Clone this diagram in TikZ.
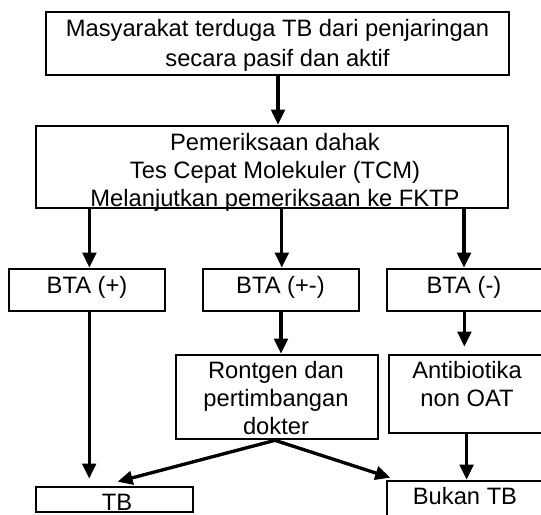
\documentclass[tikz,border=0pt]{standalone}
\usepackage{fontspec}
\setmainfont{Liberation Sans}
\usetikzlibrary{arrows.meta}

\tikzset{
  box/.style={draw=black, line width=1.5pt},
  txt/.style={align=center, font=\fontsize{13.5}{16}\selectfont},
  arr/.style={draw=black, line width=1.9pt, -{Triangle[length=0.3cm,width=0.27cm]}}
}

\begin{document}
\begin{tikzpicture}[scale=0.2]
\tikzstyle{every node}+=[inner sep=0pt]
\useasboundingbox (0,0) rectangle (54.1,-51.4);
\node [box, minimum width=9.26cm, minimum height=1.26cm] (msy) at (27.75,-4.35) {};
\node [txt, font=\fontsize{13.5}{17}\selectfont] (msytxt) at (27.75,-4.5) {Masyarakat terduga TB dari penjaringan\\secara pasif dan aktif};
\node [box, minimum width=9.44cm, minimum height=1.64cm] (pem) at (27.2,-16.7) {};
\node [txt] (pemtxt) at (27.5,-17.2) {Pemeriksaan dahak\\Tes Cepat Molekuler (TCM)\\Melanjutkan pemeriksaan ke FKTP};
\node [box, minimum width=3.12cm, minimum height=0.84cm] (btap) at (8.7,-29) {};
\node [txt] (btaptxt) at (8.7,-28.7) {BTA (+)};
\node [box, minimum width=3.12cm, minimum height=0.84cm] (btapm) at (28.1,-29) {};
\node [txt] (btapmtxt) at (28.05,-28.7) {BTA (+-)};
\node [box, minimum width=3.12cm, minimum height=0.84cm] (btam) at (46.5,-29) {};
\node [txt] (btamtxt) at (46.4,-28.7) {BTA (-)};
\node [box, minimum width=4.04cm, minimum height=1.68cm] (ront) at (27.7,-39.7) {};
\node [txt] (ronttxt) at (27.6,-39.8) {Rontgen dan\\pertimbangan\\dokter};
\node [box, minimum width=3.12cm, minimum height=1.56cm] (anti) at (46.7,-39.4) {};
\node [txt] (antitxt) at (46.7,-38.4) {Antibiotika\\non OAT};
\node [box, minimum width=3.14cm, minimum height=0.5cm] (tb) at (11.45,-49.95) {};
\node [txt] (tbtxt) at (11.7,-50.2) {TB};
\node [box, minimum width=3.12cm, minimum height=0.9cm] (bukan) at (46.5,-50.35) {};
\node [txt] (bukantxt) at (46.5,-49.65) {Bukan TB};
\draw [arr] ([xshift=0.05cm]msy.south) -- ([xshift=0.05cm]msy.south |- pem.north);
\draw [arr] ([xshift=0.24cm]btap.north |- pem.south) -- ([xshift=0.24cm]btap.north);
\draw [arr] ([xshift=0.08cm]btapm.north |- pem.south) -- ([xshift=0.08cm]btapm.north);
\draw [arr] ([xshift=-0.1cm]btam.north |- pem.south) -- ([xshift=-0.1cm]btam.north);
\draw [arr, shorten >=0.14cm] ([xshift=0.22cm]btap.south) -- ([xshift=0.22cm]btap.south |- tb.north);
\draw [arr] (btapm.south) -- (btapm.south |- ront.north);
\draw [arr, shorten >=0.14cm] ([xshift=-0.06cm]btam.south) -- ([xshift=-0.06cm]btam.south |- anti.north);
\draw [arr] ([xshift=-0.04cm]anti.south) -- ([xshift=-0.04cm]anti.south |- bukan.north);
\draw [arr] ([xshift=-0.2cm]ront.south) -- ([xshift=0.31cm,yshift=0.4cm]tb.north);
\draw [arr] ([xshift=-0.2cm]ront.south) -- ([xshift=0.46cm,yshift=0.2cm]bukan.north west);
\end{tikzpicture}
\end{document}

···

SET EXERCISE: Quote every line word for word and keep the images out of the copy.

TASK SOLUTION:
Clone this diagram in TikZ.
\documentclass[tikz,border=0pt]{standalone}
\usepackage{fontspec}
\setmainfont{Liberation Sans}
\usetikzlibrary{arrows.meta}

\tikzset{
  box/.style={draw=black, line width=1.5pt},
  txt/.style={align=center, font=\fontsize{13.5}{16}\selectfont},
  arr/.style={draw=black, line width=1.9pt, -{Triangle[length=0.3cm,width=0.27cm]}}
}

\begin{document}
\begin{tikzpicture}[scale=0.2]
\tikzstyle{every node}+=[inner sep=0pt]
\useasboundingbox (0,0) rectangle (54.1,-51.4);
\node [box, minimum width=9.26cm, minimum height=1.26cm] (msy) at (27.75,-4.35) {};
\node [txt, font=\fontsize{13.5}{17}\selectfont] (msytxt) at (27.75,-4.5) {Masyarakat terduga TB dari penjaringan\\secara pasif dan aktif};
\node [box, minimum width=9.44cm, minimum height=1.64cm] (pem) at (27.2,-16.7) {};
\node [txt] (pemtxt) at (27.5,-17.2) {Pemeriksaan dahak\\Tes Cepat Molekuler (TCM)\\Melanjutkan pemeriksaan ke FKTP};
\node [box, minimum width=3.12cm, minimum height=0.84cm] (btap) at (8.7,-29) {};
\node [txt] (btaptxt) at (8.7,-28.7) {BTA (+)};
\node [box, minimum width=3.12cm, minimum height=0.84cm] (btapm) at (28.1,-29) {};
\node [txt] (btapmtxt) at (28.05,-28.7) {BTA (+-)};
\node [box, minimum width=3.12cm, minimum height=0.84cm] (btam) at (46.5,-29) {};
\node [txt] (btamtxt) at (46.4,-28.7) {BTA (-)};
\node [box, minimum width=4.04cm, minimum height=1.68cm] (ront) at (27.7,-39.7) {};
\node [txt] (ronttxt) at (27.6,-39.8) {Rontgen dan\\pertimbangan\\dokter};
\node [box, minimum width=3.12cm, minimum height=1.56cm] (anti) at (46.7,-39.4) {};
\node [txt] (antitxt) at (46.7,-38.4) {Antibiotika\\non OAT};
\node [box, minimum width=3.14cm, minimum height=0.5cm] (tb) at (11.45,-49.95) {};
\node [txt] (tbtxt) at (11.7,-50.2) {TB};
\node [box, minimum width=3.12cm, minimum height=0.9cm] (bukan) at (46.5,-50.35) {};
\node [txt] (bukantxt) at (46.5,-49.65) {Bukan TB};
\draw [arr] ([xshift=0.05cm]msy.south) -- ([xshift=0.05cm]msy.south |- pem.north);
\draw [arr] ([xshift=0.24cm]btap.north |- pem.south) -- ([xshift=0.24cm]btap.north);
\draw [arr] ([xshift=0.08cm]btapm.north |- pem.south) -- ([xshift=0.08cm]btapm.north);
\draw [arr] ([xshift=-0.1cm]btam.north |- pem.south) -- ([xshift=-0.1cm]btam.north);
\draw [arr, shorten >=0.14cm] ([xshift=0.22cm]btap.south) -- ([xshift=0.22cm]btap.south |- tb.north);
\draw [arr] (btapm.south) -- (btapm.south |- ront.north);
\draw [arr, shorten >=0.14cm] ([xshift=-0.06cm]btam.south) -- ([xshift=-0.06cm]btam.south |- anti.north);
\draw [arr] ([xshift=-0.04cm]anti.south) -- ([xshift=-0.04cm]anti.south |- bukan.north);
\draw [arr] ([xshift=-0.2cm]ront.south) -- ([xshift=0.31cm,yshift=0.4cm]tb.north);
\draw [arr] ([xshift=-0.2cm]ront.south) -- ([xshift=0.46cm,yshift=0.2cm]bukan.north west);
\end{tikzpicture}
\end{document}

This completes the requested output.